* Any views expressed in this opinion piece are those of the author and not of Thomson Reuters Foundation.
Health workers fought for patients in an overwhelming pandemic, but the toll it took on them is largely hidden and unacknowledged
Chiara Lepora is Deputy Medical Director and Head of the Manson Unit at MSF. During the pandemic she worked on MSF’s COVID-19 response in Italy and Sudan.
Throughout the COVID-19 pandemic healthcare workers have been portrayed as heroes. Images of doctors and nurses on the frontlines have saturated the media, creating an illusion of superhuman medics working tirelessly to save lives, always knowing exactly what to do. It’s an attractive image.
It’s also one that ignores the huge personal impact of working on a pandemic response. Months of stress, fear and uncertainty have led to unseen repercussions. Many medics are burnt out, including those working in areas where humanitarian assistance is needed. Now, some of them need help.
I began working on Italy’s COVID-19 response in Spring 2020. I was in a team of 30 experienced Médecins Sans Frontières (MSF) staff who started working in the public health system after our international missions were cancelled due to travel restrictions.
We worked alongside medics who had no previous experience of epidemic situations. Many were preoccupied by not having the ‘expertise’ to know what to do. But even the experienced MSF staff didn’t know what was to come.
Shortages were the hardest part at the beginning. They existed at every level: hospitals, beds, ambulances, PPE, medical staff. Health workers had to make incredibly painful decisions about triaging patients to high-dependency units, regular wards or sending them home.
Many staff working in Italy’s privileged health system were not used to this. In Italy, like in the UK, we work on the fundamental principle that everyone has an equal right to healthcare. The idea that one person may gain a higher level of care than someone else due to scarcity of resources is unfamiliar and gut-wrenching.
But case numbers were growing daily, and we were up against more and more shortages. Medics would find consolation from hearing “every epidemic ends” but often they felt like it would never stop. The system was so overwhelmed, but nobody had time to rest.
When I joined the MSF team in Sudan later, the world’s understanding of COVID had changed. We had protocols and materials to protect ourselves and knowledge we could only have dreamed of earlier on. Epidemics are prevalent in Sudan all year round so there was also a good level of preparedness there. Nevertheless, we faced new and very different struggles to those I had seen in Italy.
The problem was not always COVID itself but the far-reaching consequences of the pandemic. There was a shortage of non-COVID related essential drugs due to global manufacturing and shipping delays. This meant that people we would have usually been able to save were dying and we couldn’t help them.
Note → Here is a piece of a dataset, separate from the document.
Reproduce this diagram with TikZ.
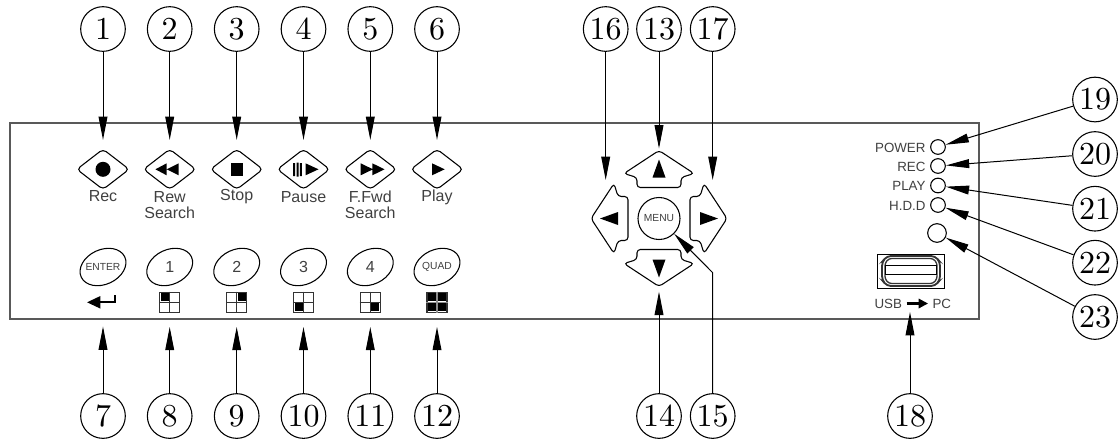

Shortages and restrictions led to an increase in maternal mortality, malnutrition and infant mortality. Social distancing measures imposed due to COVID meant we had to reduce the number of patients we could see daily, meaning pregnant women, children and those affected by HIV and TB couldn’t access healthcare.
Medical personnel were discouraged knowing many patients wouldn’t receive the care they needed. On top of this, Sudanese public hospitals and clinics were sometimes faced with having to turn away people who needed medical care because they didn’t own a mask and short supplies at the hospital meant they couldn’t give them one. This feeling of helplessness is crushing.
In both contexts, staff were often also worried about family members who had contracted COVID or about getting sick themselves. In MSF projects around the world, staff members have died from the virus or contracted it while providing healthcare. A colleague in Yemen had been working 24/7 on the pandemic response when he got sick. He isolated alone for 21 days before going straight back to work. This situation takes a huge mental toll even for those who recover.
There is no doubt that the medical teams I saw working around the clock in Italy or Sudan are the reason things are slowly improving. But their relentless dedication has come at a cost, one that is mostly unseen and unacknowledged.
Many are now dealing with invisible scars, which also need to be urgently treated or we may be faced with a very different type of epidemic among medical colleagues all over the world.